Richard Heslop’s brilliant account of the work of an officer in the British Special Operations Executive controlling resistance operations in German-occupied France is one of the most stirring special operations memoires ever written. With an exhilarating opening featuring what was clearly one of the most traumatic moments in Heslop’s life, the pace never slackens. Xavier, the title of the book, was Heslop’s fieldname on the ground in France. He was codenamed Marksman, the leader of the SOE’s network, or ‘circuit’, of the same name which operated in the Savoie/Haute-Savoie/Ain area which stretches from Lyon in the west to the Swiss border, but his false documents listed him as René Garrat, a French factory worker by day while leading or plotting the attacks on the Germans by night.

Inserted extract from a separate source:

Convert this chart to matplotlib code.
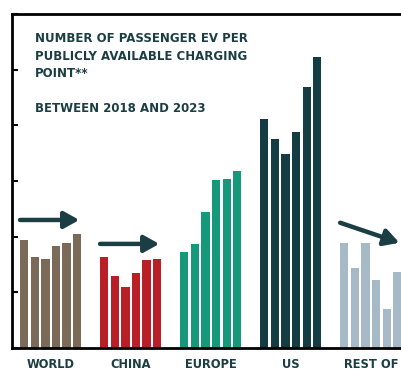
import numpy as np
import matplotlib.pyplot as plt

# Passenger EVs per public charging point, 2018-2023
regions = ["WORLD", "CHINA", "EUROPE", "US", "REST OF"]
world = [9.7, 8.2, 8.0, 9.2, 9.4, 10.2]
china = [8.2, 6.5, 5.5, 6.7, 7.9, 8.0]
europe = [8.6, 9.3, 12.2, 15.1, 15.2, 15.9]
us = [20.6, 18.8, 17.4, 19.4, 23.4, 26.1]
rest = [9.4, 7.2, 9.4, 6.1, 3.5, 6.8]
colors = ["#7b6a58", "#b81f27", "#16997a", "#133d42", "#a6b9c7"]

# trend arrows: (region index, start height, end height)
trends = [(0, 11.5, 11.5), (1, 9.35, 9.35), (4, 11.25, 9.45)]

series = [world, china, europe, us, rest]
group_step = 7.55
bar_w = 0.78
ink = "#1b3e44"

fig = plt.figure(figsize=(4.01, 3.73), dpi=100)
ax = fig.add_axes([12 / 401, 25 / 373, 389 / 401, 334 / 373])

for i, vals in enumerate(series):
    x = i * group_step + np.arange(len(vals))
    ax.bar(x, vals, width=bar_w, color=colors[i])
    ax.text(x.mean(), -0.9, regions[i], ha="center", va="top",
            fontsize=8.3, fontweight="bold", color=ink)

for i, y0, y1 in trends:
    x0 = i * group_step - bar_w / 2
    x1 = i * group_step + 5.2
    ax.annotate("", xy=(x1, y1), xytext=(x0, y0),
                arrowprops=dict(arrowstyle="-|>,head_length=0.9,head_width=0.5",
                                color=ink, lw=3.2, shrinkA=0, shrinkB=0))

ax.set_xlim(-1.15, 35.55)
ax.set_ylim(0, 30)
ax.set_yticks(np.arange(0, 31, 5))
ax.set_xticks([])
ax.tick_params(axis="y", direction="in", length=4, width=1.5, labelleft=False)
for side in ["left", "top", "bottom"]:
    ax.spines[side].set_linewidth(2)
ax.spines["right"].set_visible(False)

ax.text(0.06, 0.945, "NUMBER OF PASSENGER EV PER\nPUBLICLY AVAILABLE CHARGING\nPOINT**\n\nBETWEEN 2018 AND 2023",
        transform=ax.transAxes, ha="left", va="top", fontsize=8.5,
        fontweight="bold", color=ink, linespacing=1.45)

fig.savefig("out.png", dpi=100)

The role of the resistance behind occupied lines in France is well known, celebrated in numerous war films and by a host of statues and monuments dotted around the French countryside. The main resistance groups were each controlled by an ‘organiser’ like Heslop, but what is less well known is the importance of their operations during the invasion of Europe in June 1944. Since the Marksman circuit dominated most of the situation reports put out by SOE’s ‘F Section’ in the days after the D-Day landings, it is appropriate that as this Dialogue edition of this book was published, the few remaining veterans of D-Day were celebrating the seventieth anniversary of the Normandy landings.

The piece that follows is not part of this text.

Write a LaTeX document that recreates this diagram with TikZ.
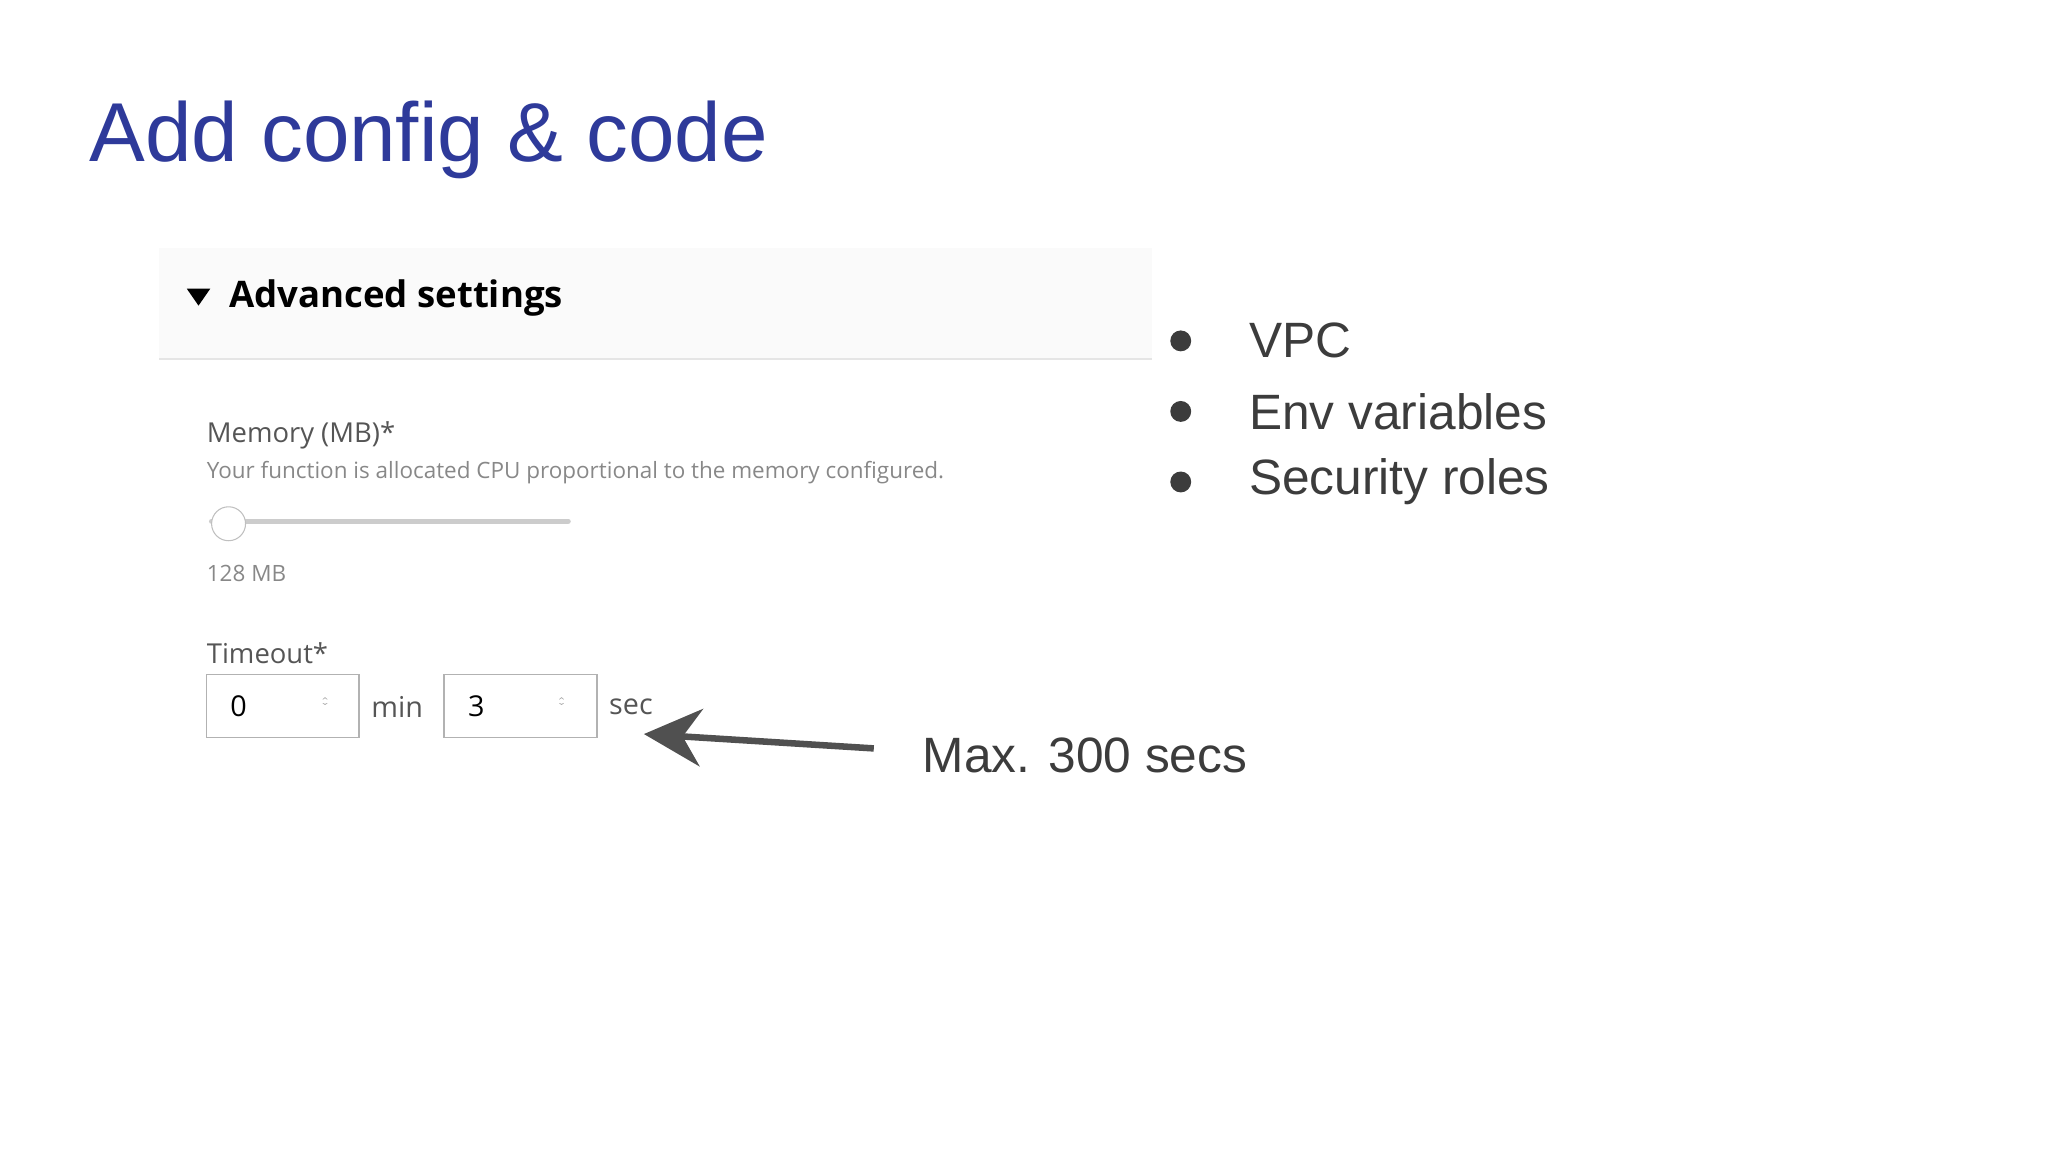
\documentclass[tikz,border=0pt]{standalone}
\usepackage{fontspec}
\setmainfont{Open Sans}
\newfontfamily\rob{Liberation Sans}
\usetikzlibrary{arrows.meta}
\definecolor{titleblue}{HTML}{2E3A9A}
\definecolor{txt}{HTML}{3C3C3C}
\definecolor{uigray}{HTML}{555555}
\definecolor{light}{HTML}{888888}
\tikzset{
 bul/.style={anchor=west,text=txt,font=\rob\fontsize{19}{22}\selectfont,inner sep=0},
 lab/.style={anchor=west,text=uigray,inner sep=0},
 box/.style={draw=black!30,fill=white,minimum width=58.5pt,minimum height=24pt,line width=0.6pt}
}
\begin{document}
\begin{tikzpicture}[x=0.5pt,y=-0.5pt]
\useasboundingbox (0,0) rectangle (1568,882);
\node[anchor=west,text=titleblue,font=\rob\fontsize{32}{36}\selectfont,inner sep=0] (title) at (68,107) {Add config \& code};
% panel
\fill[black!2] (122,190) rectangle (882,275);
\draw[black!10,line width=0.8pt] (122,275) -- (882,275);
\fill[black] (143,221) -- (161,221) -- (152,234) -- cycle;
\node[anchor=west,font=\bfseries\fontsize{14}{16}\selectfont,inner sep=0] (adv) at (175,228) {Advanced settings};
\node[lab,font=\fontsize{10.5}{12}\selectfont] (mem) at (158,333) {Memory (MB)*};
\node[lab,text=light,font=\fontsize{8.6}{10}\selectfont] (desc) at (158,362) {Your function is allocated CPU proportional to the memory configured.};
\draw[black!20,line width=2pt,line cap=round] (162,399) -- (435,399);
\node[circle,draw=black!25,fill=white,minimum size=13pt,inner sep=0] (knob) at (175,401) {};
\node[lab,text=light,font=\fontsize{8.6}{10}\selectfont] (mb) at (158,439) {128 MB};
\node[lab,font=\fontsize{10.5}{12}\selectfont] (to) at (158,500) {Timeout*};
\node[box] (b1) at (216.5,540.5) {};
\node[anchor=west,font=\fontsize{11}{12}\selectfont,inner sep=0] at (176,541) {0};
\node[text=black!40,font=\fontsize{6}{6}\selectfont,inner sep=0,align=center] at (249,540) {$\hat{}$\\[-4pt]$\check{}$};
\node[lab,font=\fontsize{11}{12}\selectfont] (min) at (284,541) {min};
\node[box] (b2) at (398.5,540.5) {};
\node[anchor=west,font=\fontsize{11}{12}\selectfont,inner sep=0] at (358,541) {3};
\node[text=black!40,font=\fontsize{6}{6}\selectfont,inner sep=0,align=center] at (430,540) {$\hat{}$\\[-4pt]$\check{}$};
\node[lab,font=\fontsize{11}{12}\selectfont] (sec) at (466,541) {sec};
% bullets
\foreach \y/\t/\n in {261/VPC/v1,315/Env variables/v2,369/Security roles/v3}{
 \fill[txt] (904,\y) circle (8);
 \node[bul] (\n) at (956,\y) {\t};
}
\node[bul] (max) at (706,578) {Max. 300 secs};
\coordinate (as) at (669,573);
\coordinate (ae) at (493,562);
\draw[txt!90,line width=2.5pt,-{Stealth[length=22pt,width=22pt]}] (as) -- (ae);
\end{tikzpicture}
\end{document}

The work of Heslop’s Marksman circuit in the weeks ahead of the invasion and in the immediate aftermath tied down large numbers of German troops with his numbers growing all the while, from just over 1,000 initially, to more than 3,000 by mid-May and thousands more within days of the landings as patriotic French men and women took up arms to add to the pressure on the Germans.

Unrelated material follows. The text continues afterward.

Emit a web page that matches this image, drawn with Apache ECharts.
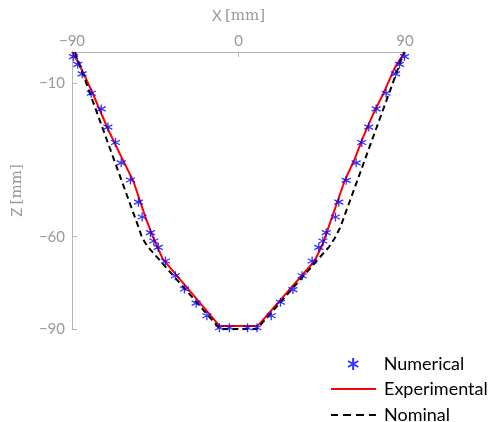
<!DOCTYPE html>
<html>
<head>
<meta charset="utf-8">
<script src="https://cdn.jsdelivr.net/npm/echarts@6/dist/echarts.min.js"></script>
<style>
html, body { margin: 0; padding: 0; background: #fff; }
#chartmain { width: 493px; height: 422px; }
</style>
</head>
<body>
<div id="chartmain"></div>
<script>
// X/Z 坐标 [mm]
var numericalX = [-89.2, -86.9, -84.5, -79.6, -74.2, -70.6, -66.5, -63.4, -58.4, -54.1, -52.1, -47.6, -45.8, -43.4, -39.5, -34.1, -29.2, -22.9, -17.1, -10.3, -4.9,
                  4.9, 10.0, 17.7, 22.7, 29.4, 34.4, 39.8, 43.4, 45.6, 47.4, 52.4, 54.2, 58.2, 63.6, 66.6, 70.4, 74.4, 79.8, 84.9, 87.0, 89.7];
var numericalZ = [-1.5, -4.0, -7.1, -13.4, -18.5, -24.4, -29.4, -36.0, -41.6, -48.8, -53.6, -58.7, -61.4, -63.5, -67.9, -72.7, -77.0, -81.6, -85.7, -89.6, -89.6,
                  -89.6, -89.6, -85.7, -81.3, -77.2, -72.7, -67.9, -63.5, -61.4, -58.7, -53.6, -48.8, -41.7, -36.0, -29.4, -24.4, -18.5, -13.4, -7.1, -4.0, -1.5];

var experimentalX = [-90, -87, -84.2, -78.8, -74.5, -70.6, -63.4, -56.8, -49.9, -46.3, -40.9, -10.3, 10.4, 41.1, 45.6, 49.2, 57.3, 63, 67.2, 72.6, 78, 84.3, 87.5, 90];
var experimentalZ = [0, -3, -6.4, -13.4, -19.5, -25, -34, -42, -54.4, -60, -67.3, -89, -89, -67.9, -62.3, -56, -42, -34.5, -27.9, -20.4, -13.9, -5.3, -2.2, 0];

var nominalX = [-88.4, -54, -52, -49, -46, -10, 10, 46, 49, 52, 55, 89.5];
var nominalZ = [0, -57, -60.5, -63.3, -65.3, -90, -90, -65.3, -63.3, -60.5, -57, 0];

var xTicks = [-90, 0, 90];
var zTicks = [-10, -60, -90];

function pairs(xs, ys) {
    var out = [];
    for (var i = 0; i < xs.length; i++) {
        out.push([xs[i], ys[i]]);
    }
    return out;
}

function fmt(v) {
    return v < 0 ? '\u2212' + Math.abs(v) : String(v);
}

// 图例：每项单独放置
function legendRow(name, left, top, icon, h) {
    return {
        orient: 'vertical',
        left: left,
        top: top,
        padding: 0,
        itemWidth: 45,
        itemHeight: h,
        textStyle: { color: '#000', fontSize: 18, fontFamily: 'Lato, "Open Sans", sans-serif', padding: [0, 0, 0, 3] },
        data: [{ name: name, icon: icon }]
    };
}

$ready = function () {
    var chart = echarts.init(document.getElementById('chartmain'));
    var gray = '#9a9a9a';
    var sans = 'Lato, "Open Sans", sans-serif';
    var asterisk = 'path://M5,0L5,10M0.7,2.5L9.3,7.5M9.3,2.5L0.7,7.5';
    var solidIcon = 'path://M0,0L45,0L45,2L0,2Z';
    var dashIcon = 'path://M0,0h7v2h-7zM12,0h8v2h-8zM25,0h8v2h-8zM38,0h7v2h-7z';

    chart.setOption({
        animation: false,
        grid: { left: 72, top: 52, right: 88, bottom: 93, outerBoundsMode: 'none', containLabel: false },
        legend: [
            legendRow('Numerical', 347, 355, asterisk, 12),
            legendRow('Experimental', 331, 380, solidIcon, 2),
            legendRow('Nominal', 331, 406, dashIcon, 2)
        ],
        xAxis: {
            type: 'value',
            position: 'top',
            min: -90, max: 90, interval: 90,
            name: '{s|X} {m|[mm]}',
            nameLocation: 'middle',
            nameGap: 28,
            nameTextStyle: {
                rich: {
                    s: { color: gray, fontSize: 15, fontFamily: sans },
                    m: { color: gray, fontSize: 15, fontFamily: '"DejaVu Serif", serif' }
                }
            },
            axisLine: { onZero: false, lineStyle: { color: '#b4b4b4', width: 1 } },
            axisTick: { inside: true, length: 5, lineStyle: { color: '#b4b4b4' } },
            axisLabel: { color: gray, fontSize: 15, fontFamily: sans, margin: 3, formatter: fmt, customValues: xTicks },
            splitLine: { show: false }
        },
        yAxis: {
            type: 'value',
            min: -90, max: 0,
            name: '{s|Z} {m|[mm]}',
            nameLocation: 'middle',
            nameGap: 47,
            nameRotate: 90,
            nameTextStyle: {
                rich: {
                    s: { color: gray, fontSize: 15, fontFamily: sans },
                    m: { color: gray, fontSize: 15, fontFamily: '"DejaVu Serif", serif' }
                }
            },
            axisLine: { show: true, onZero: false, lineStyle: { color: '#b4b4b4', width: 1 } },
            axisTick: { show: true, inside: true, length: 5, customValues: zTicks, lineStyle: { color: '#b4b4b4' } },
            axisLabel: { color: gray, fontSize: 15, fontFamily: sans, margin: 7, formatter: fmt, customValues: zTicks },
            splitLine: { show: false }
        },
        series: [
            {
                name: 'Numerical',
                type: 'scatter',
                symbol: asterisk,
                symbolSize: 9,
                z: 4,
                itemStyle: { color: 'rgba(0,0,0,0)', borderColor: '#0000ff', borderWidth: 1.3 },
                data: pairs(numericalX, numericalZ)
            },
            {
                name: 'Experimental',
                type: 'line',
                showSymbol: false,
                symbol: 'none',
                z: 2,
                lineStyle: { color: '#ff0000', width: 2 },
                itemStyle: { color: '#ff0000' },
                data: pairs(experimentalX, experimentalZ)
            },
            {
                name: 'Nominal',
                type: 'line',
                showSymbol: false,
                symbol: 'none',
                z: 3,
                lineStyle: { color: '#000', width: 2, type: [6, 4] },
                itemStyle: { color: '#000' },
                data: pairs(nominalX, nominalZ)
            }
        ]
    });
};
$ready();
</script>
</body>
</html>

The extent to which the Marksman circuit expanded is reflected in Heslop’s repeated pleas in his reports to London (included here as an appendix) for more arms and ammunition both of which were by now in far shorter supply than enthusiastic resistance fighters. In a fascinating foreword to the book, Colin Gubbins, the operational head of SOE, refers to the difficulty they had in making the necessary supply drops with resources, and in particular aircraft, understandably stretched to the limit.
Gubbins rightly pays a glowing tribute to the resistance fighters who worked under Heslop. The Communist Maquis − described in his reports as fighting ‘like tigers’ − were largely ignored by the authorities in post-war Gaullist France, so there is a timely reminder of the importance of their role, both in Heslop’s own account and in his situation reports, included here as an appendix.
But just as much as it emphasises the bravery of the Maquis and the other resistance fighters working with Heslop, it is also a timely reminder of his own bravery. He is rarely mentioned in histories of the SOE in France. This welcome new edition of Xavier rights that wrong.